--- START ---
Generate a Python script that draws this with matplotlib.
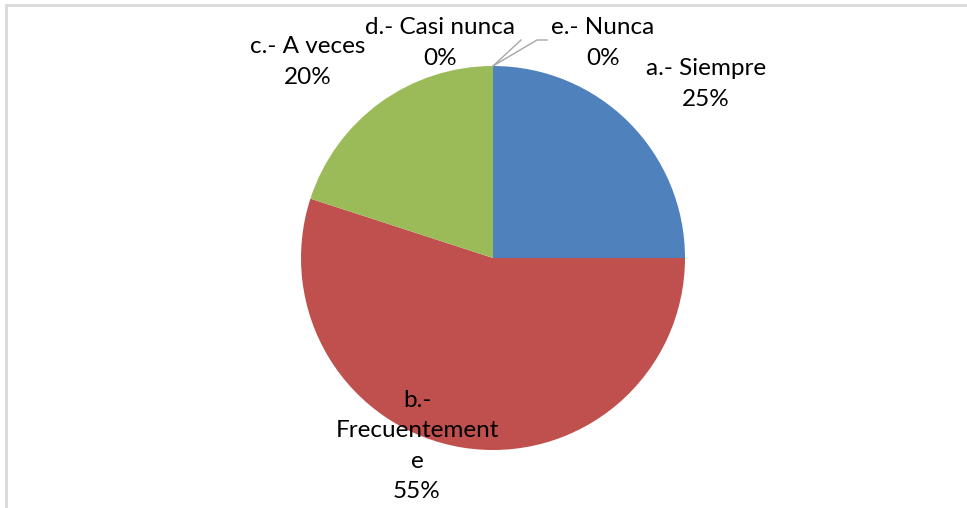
import matplotlib
matplotlib.use("Agg")
import matplotlib.pyplot as plt
from matplotlib.patches import Rectangle

categories = ["a.- Siempre", "b.- Frecuentemente", "c.- A veces", "d.- Casi nunca", "e.- Nunca"]
percent = [25, 55, 20, 0, 0]
label_text = ["a.- Siempre", "b.-\nFrecuentement\ne", "c.- A veces", "d.- Casi nunca", "e.- Nunca"]

colors = ["#4F81BD", "#C0504D", "#9BBB59", "#8064A2", "#4BACC6"]
label_pos = [(706, 424), (417, 62), (308, 446), (440, 465), (603, 465)]

W, H = 967, 508
fig = plt.figure(figsize=(W / 100, H / 100), dpi=100)
ax = fig.add_axes([0, 0, 1, 1])

ax.add_patch(Rectangle((6, -10), W + 20, H - 5 + 10, fill=False,
                       edgecolor="#D9D9D9", linewidth=2))

cx, cy, r = 493, 250, 192
ax.pie(percent, colors=colors, startangle=90, counterclock=False,
       center=(cx, cy), radius=r, frame=True,
       wedgeprops=dict(linewidth=0))
ax.set_xlim(0, W)
ax.set_ylim(0, H)
ax.set_aspect("auto")
ax.axis("off")

for txt, p, (x, y) in zip(label_text, percent, label_pos):
    ax.text(x, y, f"{txt}\n{p}%", ha="center", va="center", fontsize=17.5,
            family="Lato", color="#000000", linespacing=1.55)

# leader lines for zero slices
top = (cx, cy + r)
ax.plot([top[0], 521], [top[1], H - 40], color="#A6A6A6", lw=1)
ax.plot([top[0], 537, 547], [top[1], H - 40, H - 40], color="#A6A6A6", lw=1)

fig.savefig("out.png", dpi=100)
--- END ---
What is expected:
Copy the data exactly. Any picture it contains is to be omitted.

Result of this exercise:
Generate a Python script that draws this with matplotlib.
import matplotlib
matplotlib.use("Agg")
import matplotlib.pyplot as plt
from matplotlib.patches import Rectangle

categories = ["a.- Siempre", "b.- Frecuentemente", "c.- A veces", "d.- Casi nunca", "e.- Nunca"]
percent = [25, 55, 20, 0, 0]
label_text = ["a.- Siempre", "b.-\nFrecuentement\ne", "c.- A veces", "d.- Casi nunca", "e.- Nunca"]

colors = ["#4F81BD", "#C0504D", "#9BBB59", "#8064A2", "#4BACC6"]
label_pos = [(706, 424), (417, 62), (308, 446), (440, 465), (603, 465)]

W, H = 967, 508
fig = plt.figure(figsize=(W / 100, H / 100), dpi=100)
ax = fig.add_axes([0, 0, 1, 1])

ax.add_patch(Rectangle((6, -10), W + 20, H - 5 + 10, fill=False,
                       edgecolor="#D9D9D9", linewidth=2))

cx, cy, r = 493, 250, 192
ax.pie(percent, colors=colors, startangle=90, counterclock=False,
       center=(cx, cy), radius=r, frame=True,
       wedgeprops=dict(linewidth=0))
ax.set_xlim(0, W)
ax.set_ylim(0, H)
ax.set_aspect("auto")
ax.axis("off")

for txt, p, (x, y) in zip(label_text, percent, label_pos):
    ax.text(x, y, f"{txt}\n{p}%", ha="center", va="center", fontsize=17.5,
            family="Lato", color="#000000", linespacing=1.55)

# leader lines for zero slices
top = (cx, cy + r)
ax.plot([top[0], 521], [top[1], H - 40], color="#A6A6A6", lw=1)
ax.plot([top[0], 537, 547], [top[1], H - 40, H - 40], color="#A6A6A6", lw=1)

fig.savefig("out.png", dpi=100)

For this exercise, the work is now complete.